Thursday, February 4, 2010

The Adorable Kitten of Death

We interrupt to bring you this week's Thursday News of the Absurd Will Someone Please Write This Book Inspirational Moment. We are going to be religious about our TNoftheAWSPWTBIMs from now on, due to a comment from a non-writer friend that Jacqui's Room is "hilarious, except when you talk about, you know, writing."

Leaving the fact that this means I am funny approximately 1% of the time, there's a new grim reaper in town and I love this story idea.

From YahooNews & Reuters:

Doctor casts new light on cat that can predict death

In 2007, scientists released a paper describing Oscar, a nursing home cat who can sense death coming; he consistently curls up in bed with people right before they die. Now the doctors who broke the story are concerned Oscar has gotten an unwarranted reputation for being a harbinger of doom, when really he's just trying to comfort people.

Yeah. Right. Even I, a lifelong cat lover, have to scoff. A cat who wants to comfort humans?

Oscar is clearly killing these people. OR, Oscar can sense death coming, because Oscar is Death. And that is the book I want. What if Death were not a skeletal or pale-faced hooded ghoul? Because who wouldn't run from that? If Death really wants to trap as many folks as possible, he'd appear as a totally adorable kitty-witty.

But outside the nursing home where they recognize him, Death gets no respect. He comes to take people's souls and lay his cold paws upon them and they all pet him and forget how to say the 'l' sound.

"Oh, is the widdle kitty twying to --"

Death tries to growl, "I am NOT a widdle kitty. I am the Gwim Weaper." But the people just giggle and offer him milk.

Okay, maybe it's not a book. Maybe it's a Monty Python sketch. Or maybe you have a better idea.

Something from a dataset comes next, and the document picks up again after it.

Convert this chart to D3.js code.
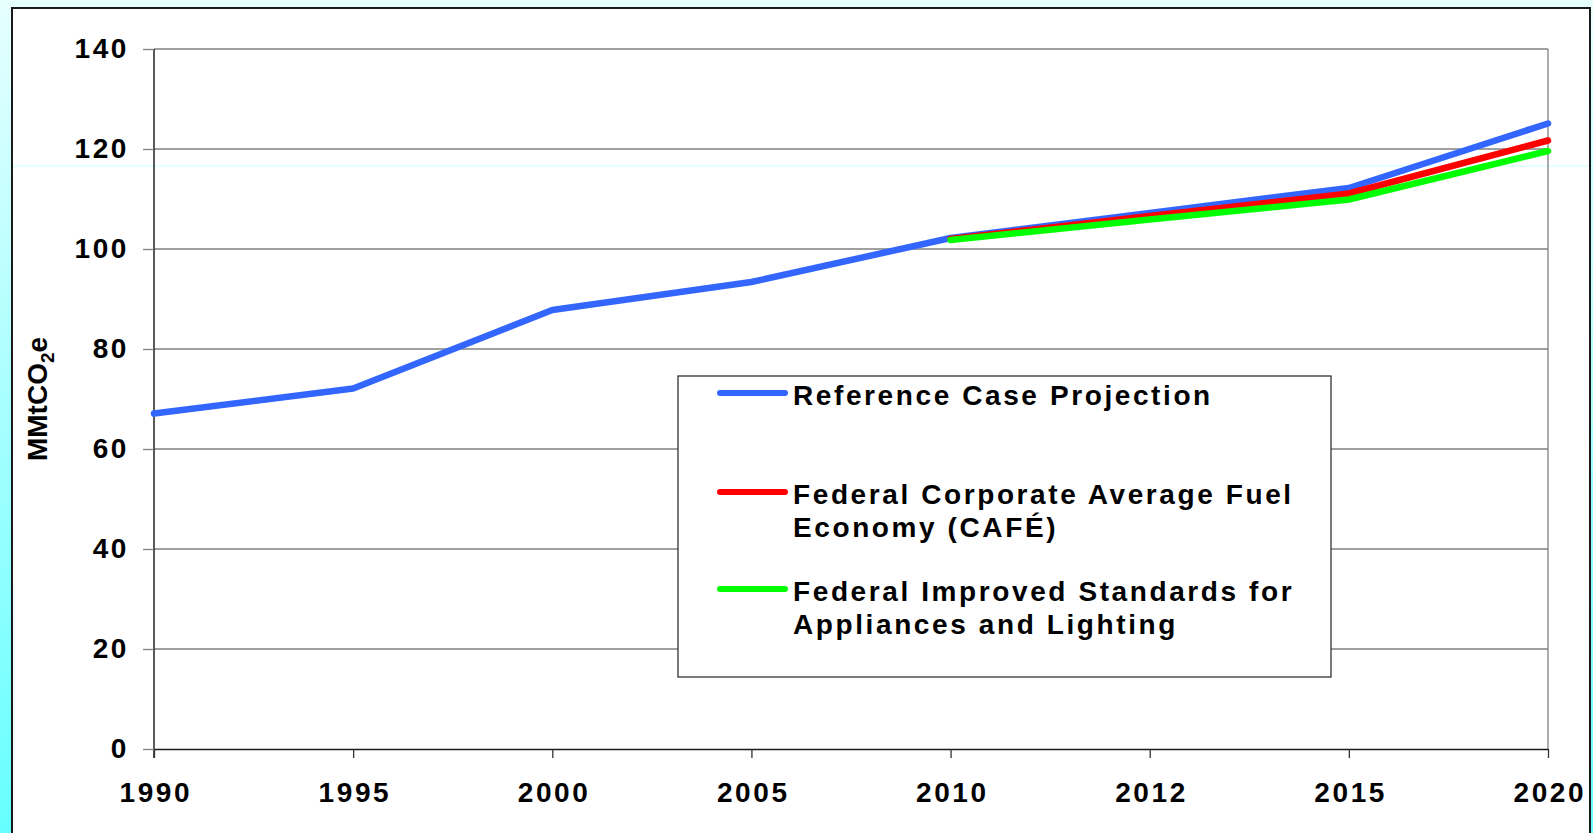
<!DOCTYPE html>
<html>
<head>
<meta charset="utf-8">
<script src="https://cdn.jsdelivr.net/npm/d3@7"></script>
<style>
  html, body { margin: 0; padding: 0; overflow: hidden; }
  body { width: 1593px; height: 833px; }
  text { font-family: "Liberation Sans", Arial, sans-serif; font-weight: bold; fill: #000; }
</style>
</head>
<body>
<div id="chart"></div>
<script>
// years along the x axis (categorical, equally spaced)
const years = ['1990', '1995', '2000', '2005', '2010', '2012', '2015', '2020'];

// MMtCO2e
const referenceCase = [67.1, 72.1, 87.8, 93.4, 102.2, 107.2, 112.2, 125.1];
const cafe = [null, null, null, null, 102.0, 106.6, 111.1, 121.7];
const appliances = [null, null, null, null, 101.8, 105.9, 109.9, 119.6];

const yTicks = [0, 20, 40, 60, 80, 100, 120, 140];

const seriesNames = [
	['Reference Case Projection'],
	['Federal Corporate Average Fuel', 'Economy (CAFÉ)'],
	['Federal Improved Standards for', 'Appliances and Lighting']
];
const seriesColors = ['#3366ff', '#ff0000', '#00ff00'];

const W = 1593, H = 833;
const margin = { top: 49, right: 45, bottom: 84, left: 154 };
const width = W - margin.left - margin.right;
const height = H - margin.top - margin.bottom;

const svg = d3.select('#chart')
	.append('svg')
	.attr('width', W)
	.attr('height', H);

// slide background
const defs = svg.append('defs');
const grad = defs.append('linearGradient')
	.attr('id', 'bg')
	.attr('x1', 0).attr('y1', 0).attr('x2', 0).attr('y2', 1);
grad.append('stop').attr('offset', '0%').attr('stop-color', '#e6ffff');
grad.append('stop').attr('offset', '100%').attr('stop-color', '#66ffff');

svg.append('rect')
	.attr('width', W).attr('height', H)
	.attr('fill', 'url(#bg)');

// white chart panel
svg.append('rect')
	.attr('x', 12).attr('y', 8)
	.attr('width', 1578).attr('height', 840)
	.attr('fill', '#fff')
	.attr('stroke', '#1a1a1a')
	.attr('stroke-width', 2);

// faint stray line from the original slide
svg.append('line')
	.attr('x1', 13).attr('x2', 1589)
	.attr('y1', 166).attr('y2', 166)
	.attr('stroke', '#ccffff')
	.attr('stroke-width', 1);

const g = svg.append('g')
	.attr('transform', `translate(${margin.left},${margin.top})`);

const x = d3.scalePoint()
	.domain(years)
	.range([0, width]);

const y = d3.scaleLinear()
	.domain([0, 140])
	.range([height, 0]);

// horizontal gridlines
g.append('g')
	.selectAll('line')
	.data(yTicks.filter(d => d > 0))
	.join('line')
	.attr('x1', 0).attr('x2', width)
	.attr('y1', d => y(d)).attr('y2', d => y(d))
	.attr('stroke', '#808080')
	.attr('stroke-width', 1.3);

// right frame
g.append('line')
	.attr('x1', width).attr('x2', width)
	.attr('y1', 0).attr('y2', height)
	.attr('stroke', '#808080')
	.attr('stroke-width', 1.3);

const ls = 2.6;

const yAxis = g.append('g')
	.call(d3.axisLeft(y).tickValues(yTicks).tickSize(11).tickPadding(14).tickSizeOuter(0));
yAxis.select('.domain').attr('stroke', '#000').attr('stroke-width', 1.3)
	.attr('d', `M0,0V${height + 9}`);
yAxis.selectAll('.tick line').attr('stroke', '#808080').attr('stroke-width', 1.3);
yAxis.selectAll('.tick text')
	.style('font-size', '28px')
	.style('letter-spacing', ls + 'px')
	.attr('fill', '#000');

const xAxis = g.append('g')
	.attr('transform', `translate(0,${height})`)
	.call(d3.axisBottom(x).tickSize(9).tickPadding(24).tickSizeOuter(0));
xAxis.select('.domain').attr('stroke', '#1a1a1a').attr('stroke-width', 1.5);
xAxis.selectAll('.tick line').attr('stroke', '#333').attr('stroke-width', 1.3);
xAxis.selectAll('.tick text')
	.style('font-size', '28px')
	.style('letter-spacing', ls + 'px')
	.attr('dx', ls / 2)
	.attr('fill', '#000');

// y axis title
const yTitle = svg.append('text')
	.attr('transform', `translate(47,399) rotate(-90)`)
	.attr('text-anchor', 'middle')
	.style('font-size', '28px');
yTitle.append('tspan').text('MMtCO');
yTitle.append('tspan').text('2').style('font-size', '19px').attr('dy', 7);
yTitle.append('tspan').text('e').attr('dy', -7);

// series lines
const line = d3.line()
	.defined(d => d != null)
	.x((d, i) => x(years[i]))
	.y(d => y(d));

g.selectAll('.series')
	.data([referenceCase, cafe, appliances])
	.join('path')
	.attr('class', 'series')
	.attr('d', d => line(d))
	.attr('fill', 'none')
	.attr('stroke', (d, i) => seriesColors[i])
	.attr('stroke-width', 6.5)
	.attr('stroke-linecap', 'round')
	.attr('stroke-linejoin', 'round');

// legend
const legend = svg.append('g');
legend.append('rect')
	.attr('x', 678).attr('y', 376)
	.attr('width', 653).attr('height', 301)
	.attr('fill', '#fff')
	.attr('stroke', '#333')
	.attr('stroke-width', 1.3);

const legendY = [393, 492, 589];
const items = legend.selectAll('.legend-item')
	.data(seriesNames)
	.join('g')
	.attr('class', 'legend-item')
	.attr('transform', (d, i) => `translate(0,${legendY[i]})`);

items.append('line')
	.attr('x1', 720).attr('x2', 785)
	.attr('y1', 0).attr('y2', 0)
	.attr('stroke', (d, i) => seriesColors[i])
	.attr('stroke-width', 6)
	.attr('stroke-linecap', 'round');

items.append('text')
	.attr('x', 793)
	.style('font-size', '28px')
	.style('letter-spacing', ls + 'px')
	.selectAll('tspan')
	.data(d => d)
	.join('tspan')
	.attr('x', 793)
	.attr('y', (d, i) => 12 + i * 33)
	.text(d => d);
</script>
</body>
</html>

And if it doesn't make you laugh, think of it this way: I could be, you know, talking about writing.

8 comments:

J. Thorp said...

And on Death's trail are two dogs -- a spirited but naive terrier who's all over this kitty scam like a puppy on a root, and a curmudgeonly, flea-bitten hound who knows a think or two about death -- and cats -- but needs some encouragement to get off the porch ...

Diane T said...

... and somebody trying to combat the Adorable Kitten of Death will use the Unconquerable Can Opener of Doom!

cath c said...

jacqui! you have to stop asking others to write al your brilliant ideas! you are an inspiration in taking the mundane and elevating it to high comedy. write this book!

C.R. Evers said...

LOL! I've heard of that cat before. ~freakky!~ but I like your take on it. A monty python version would be awesome!

Amber Lough said...

Ah, the Gwim Weaper. LOL. I think the people in Panera just glanced my way, wondering what I was laughing at.

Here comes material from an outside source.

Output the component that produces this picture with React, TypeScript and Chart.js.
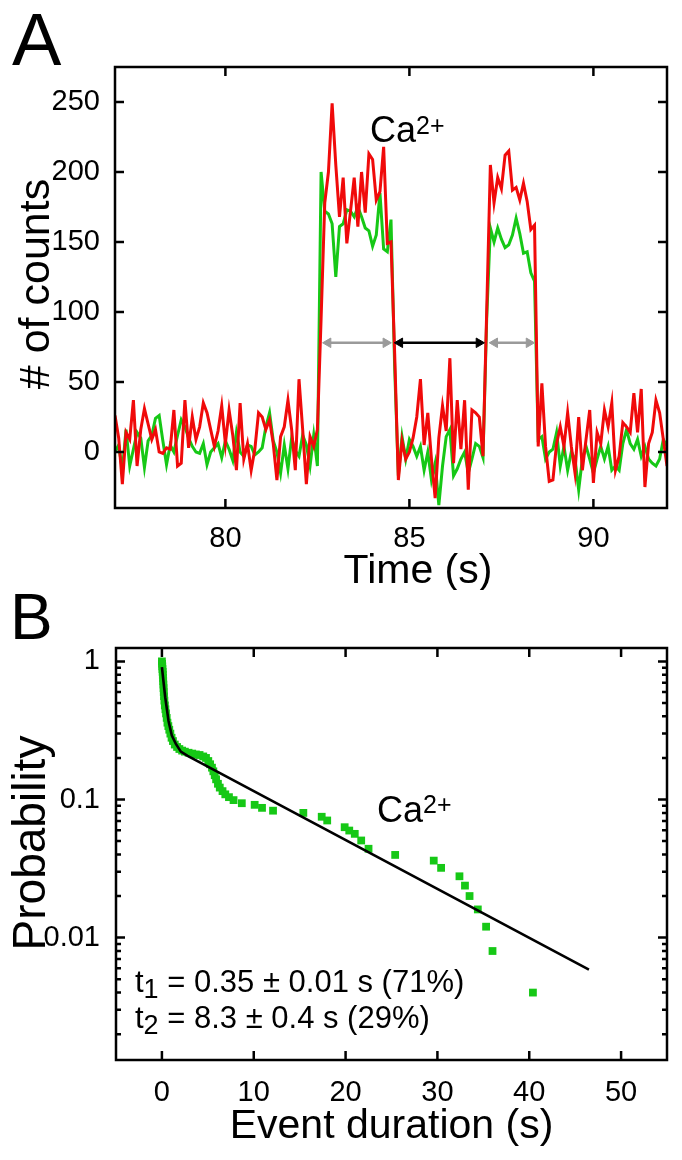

I want you to write this book, Jacqui.

Michele Thornton said...

LOVE the kitten of death. Using it in a story already...seriously. I heard about this about a year ago, and now, in my WIP, there are these cats...the story isn't actually about the cats, but the cats hate immortals because they don't die. That's all I can say for now.

Mary Witzl said...

This reminds me a little of Terry Pratchett's 'Binky, the Death Horse'. I love making something cold, hard and terrifying into something little, cuddly and cute.

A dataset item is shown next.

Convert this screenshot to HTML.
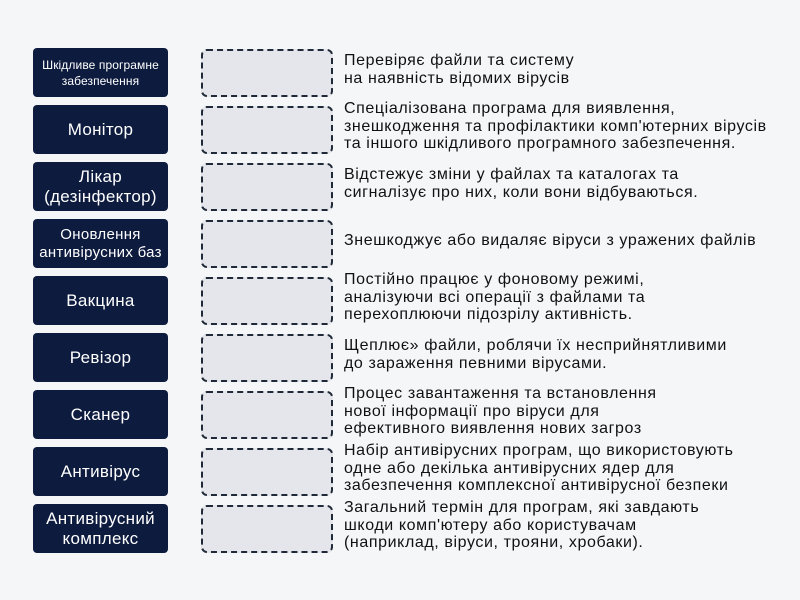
<!DOCTYPE html>
<html><head><meta charset="utf-8"><style>
body{margin:0;width:800px;height:600px;background:#f5f6f8;font-family:"Liberation Sans","DejaVu Sans",sans-serif;position:relative;overflow:hidden}
.l{position:absolute;left:33px;width:135px;height:49px;background:#0d1b3e;border-radius:4px;color:#fff;display:flex;align-items:center;justify-content:center;text-align:center;font-size:17px;line-height:20px;letter-spacing:0.3px}
.l.s{font-size:12px;line-height:16px;letter-spacing:0.1px}
.l.m{font-size:15px;line-height:18px}
.d{position:absolute;left:201px;width:128px;height:44px;border:2.5px dashed #1f2937;border-radius:6px;background:#e4e6eb}
.t{position:absolute;left:344px;width:456px;height:49px;display:flex;align-items:center;color:#111;font-size:16px;line-height:17.5px;letter-spacing:0.6px;margin-top:-3px;white-space:nowrap}
</style></head><body>
<div class="l s" style="top:48px">Шкідливе програмне<br>забезпечення</div>
<div class="l" style="top:105px">Монітор</div>
<div class="l" style="top:162px">Лікар<br>(дезінфектор)</div>
<div class="l m" style="top:219px">Оновлення<br>антивірусних баз</div>
<div class="l" style="top:276px">Вакцина</div>
<div class="l" style="top:333px">Ревізор</div>
<div class="l" style="top:390px">Сканер</div>
<div class="l" style="top:447px">Антивірус</div>
<div class="l" style="top:504px">Антивірусний<br>комплекс</div>

<div class="d" style="top:49px"></div>
<div class="d" style="top:106px"></div>
<div class="d" style="top:163px"></div>
<div class="d" style="top:220px"></div>
<div class="d" style="top:277px"></div>
<div class="d" style="top:334px"></div>
<div class="d" style="top:391px"></div>
<div class="d" style="top:448px"></div>
<div class="d" style="top:505px"></div>

<div class="t" style="top:48px">Перевіряє файли та систему<br>на наявність відомих вірусів</div>
<div class="t" style="top:105px">Спеціалізована програма для виявлення,<br>знешкодження та профілактики комп'ютерних вірусів<br>та іншого шкідливого програмного забезпечення.</div>
<div class="t" style="top:162px">Відстежує зміни у файлах та каталогах та<br>сигналізує про них, коли вони відбуваються.</div>
<div class="t" style="top:219px">Знешкоджує або видаляє віруси з уражених файлів</div>
<div class="t" style="top:276px">Постійно працює у фоновому режимі,<br>аналізуючи всі операції з файлами та<br>перехоплюючи підозрілу активність.</div>
<div class="t" style="top:333px">Щеплює» файли, роблячи їх несприйнятливими<br>до зараження певними вірусами.</div>
<div class="t" style="top:390px">Процес завантаження та встановлення<br>нової інформації про віруси для<br>ефективного виявлення нових загроз</div>
<div class="t" style="top:447px">Набір антивірусних програм, що використовують<br>одне або декілька антивірусних ядер для<br>забезпечення комплексної антивірусної безпеки</div>
<div class="t" style="top:504px">Загальний термін для програм, які завдають<br>шкоди комп'ютеру або користувачам<br>(наприклад, віруси, трояни, хробаки).</div>
</body></html>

I've heard about Oscar. Someday when I'm breathing my last breath, I want a cat like him sitting on my chest, escorting me into the Next World.

Bernie Pedersen said...

Hmm. I have a cat who I've nicknamed the kitten of detah. She's a 10lb miniature leopard who you do not wanna mess with. She seems all nice and innocent, until you fall asleep then she starts tearing into you. I think we ought to put both kittens of death in a room together and let them duke it out. Mine beats up my 16lb male everytime.